═══ COLLECTED MATERIAL

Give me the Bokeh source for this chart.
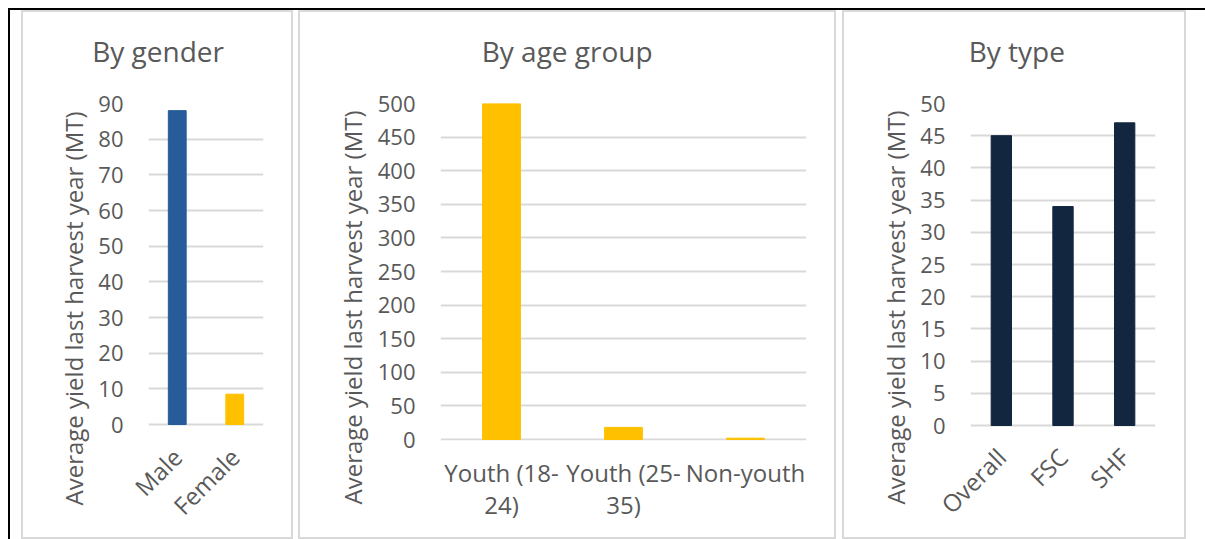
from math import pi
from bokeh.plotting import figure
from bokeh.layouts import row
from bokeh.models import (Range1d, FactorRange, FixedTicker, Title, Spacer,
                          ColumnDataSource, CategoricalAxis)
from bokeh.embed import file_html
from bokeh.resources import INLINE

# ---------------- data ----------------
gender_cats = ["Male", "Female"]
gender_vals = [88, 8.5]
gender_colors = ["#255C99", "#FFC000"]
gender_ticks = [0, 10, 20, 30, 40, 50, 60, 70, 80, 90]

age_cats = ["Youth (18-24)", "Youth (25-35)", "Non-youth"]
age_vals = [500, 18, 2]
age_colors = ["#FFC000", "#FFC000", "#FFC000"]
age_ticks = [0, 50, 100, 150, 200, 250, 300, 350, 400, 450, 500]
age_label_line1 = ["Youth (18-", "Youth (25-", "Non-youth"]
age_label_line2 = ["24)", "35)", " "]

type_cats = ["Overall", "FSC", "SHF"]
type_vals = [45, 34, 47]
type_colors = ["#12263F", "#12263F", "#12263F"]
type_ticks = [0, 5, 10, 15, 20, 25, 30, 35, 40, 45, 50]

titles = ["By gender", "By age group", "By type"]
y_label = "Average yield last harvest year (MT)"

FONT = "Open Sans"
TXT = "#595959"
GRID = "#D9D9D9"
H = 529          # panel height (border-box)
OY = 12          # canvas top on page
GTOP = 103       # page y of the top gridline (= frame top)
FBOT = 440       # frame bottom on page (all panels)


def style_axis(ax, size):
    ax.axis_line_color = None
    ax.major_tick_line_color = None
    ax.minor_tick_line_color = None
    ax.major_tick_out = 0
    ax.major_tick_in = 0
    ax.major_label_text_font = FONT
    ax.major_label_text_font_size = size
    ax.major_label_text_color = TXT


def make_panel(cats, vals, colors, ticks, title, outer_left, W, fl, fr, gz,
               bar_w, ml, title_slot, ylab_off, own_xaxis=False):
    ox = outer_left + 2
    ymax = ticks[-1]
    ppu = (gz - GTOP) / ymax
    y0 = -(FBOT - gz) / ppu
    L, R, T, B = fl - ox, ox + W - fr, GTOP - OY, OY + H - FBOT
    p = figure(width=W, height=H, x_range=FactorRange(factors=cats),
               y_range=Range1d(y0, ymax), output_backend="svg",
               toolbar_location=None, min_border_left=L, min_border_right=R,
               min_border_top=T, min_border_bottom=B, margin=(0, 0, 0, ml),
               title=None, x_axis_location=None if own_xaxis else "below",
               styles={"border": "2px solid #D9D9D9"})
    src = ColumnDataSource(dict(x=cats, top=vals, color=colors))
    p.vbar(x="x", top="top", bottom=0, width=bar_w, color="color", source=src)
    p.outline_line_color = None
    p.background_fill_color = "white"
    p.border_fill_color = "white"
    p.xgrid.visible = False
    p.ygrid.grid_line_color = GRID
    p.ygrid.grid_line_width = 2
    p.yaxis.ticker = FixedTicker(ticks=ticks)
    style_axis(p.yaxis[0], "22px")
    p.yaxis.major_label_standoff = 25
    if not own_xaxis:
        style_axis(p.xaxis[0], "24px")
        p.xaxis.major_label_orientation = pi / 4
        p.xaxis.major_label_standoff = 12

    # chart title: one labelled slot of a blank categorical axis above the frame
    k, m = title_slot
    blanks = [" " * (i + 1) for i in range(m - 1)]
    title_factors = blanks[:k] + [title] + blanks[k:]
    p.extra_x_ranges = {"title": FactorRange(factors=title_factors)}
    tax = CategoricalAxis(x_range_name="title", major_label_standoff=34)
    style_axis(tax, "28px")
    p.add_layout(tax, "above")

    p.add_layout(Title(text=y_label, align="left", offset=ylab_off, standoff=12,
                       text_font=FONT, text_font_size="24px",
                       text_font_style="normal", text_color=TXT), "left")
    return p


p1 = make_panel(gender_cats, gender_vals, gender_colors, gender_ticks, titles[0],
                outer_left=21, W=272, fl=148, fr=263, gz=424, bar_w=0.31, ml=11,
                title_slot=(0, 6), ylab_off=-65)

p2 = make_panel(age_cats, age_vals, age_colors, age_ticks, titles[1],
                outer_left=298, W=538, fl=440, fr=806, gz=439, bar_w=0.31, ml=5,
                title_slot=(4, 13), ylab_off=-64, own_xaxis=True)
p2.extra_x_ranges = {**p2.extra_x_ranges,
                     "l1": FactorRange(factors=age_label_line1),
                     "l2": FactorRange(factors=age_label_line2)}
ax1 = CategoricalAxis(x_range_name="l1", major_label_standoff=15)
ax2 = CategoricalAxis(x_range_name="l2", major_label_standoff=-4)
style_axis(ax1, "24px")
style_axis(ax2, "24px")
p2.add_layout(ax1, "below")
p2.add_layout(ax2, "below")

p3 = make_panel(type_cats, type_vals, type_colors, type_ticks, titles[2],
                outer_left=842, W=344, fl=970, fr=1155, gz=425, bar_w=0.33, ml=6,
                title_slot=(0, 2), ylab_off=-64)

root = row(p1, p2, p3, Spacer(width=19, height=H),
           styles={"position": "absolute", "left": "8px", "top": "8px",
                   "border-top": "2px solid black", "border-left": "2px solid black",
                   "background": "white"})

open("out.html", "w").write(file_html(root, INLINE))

══════

• [WORK TO COMPLETE]
Quote, exactly and only, the lines from the first line of the data above through the line containing "from bokeh.resources import INLINE". The pictures do not belong in it.

• [OUTPUT BELOW]
Give me the Bokeh source for this chart.
from math import pi
from bokeh.plotting import figure
from bokeh.layouts import row
from bokeh.models import (Range1d, FactorRange, FixedTicker, Title, Spacer,
                          ColumnDataSource, CategoricalAxis)
from bokeh.embed import file_html
from bokeh.resources import INLINE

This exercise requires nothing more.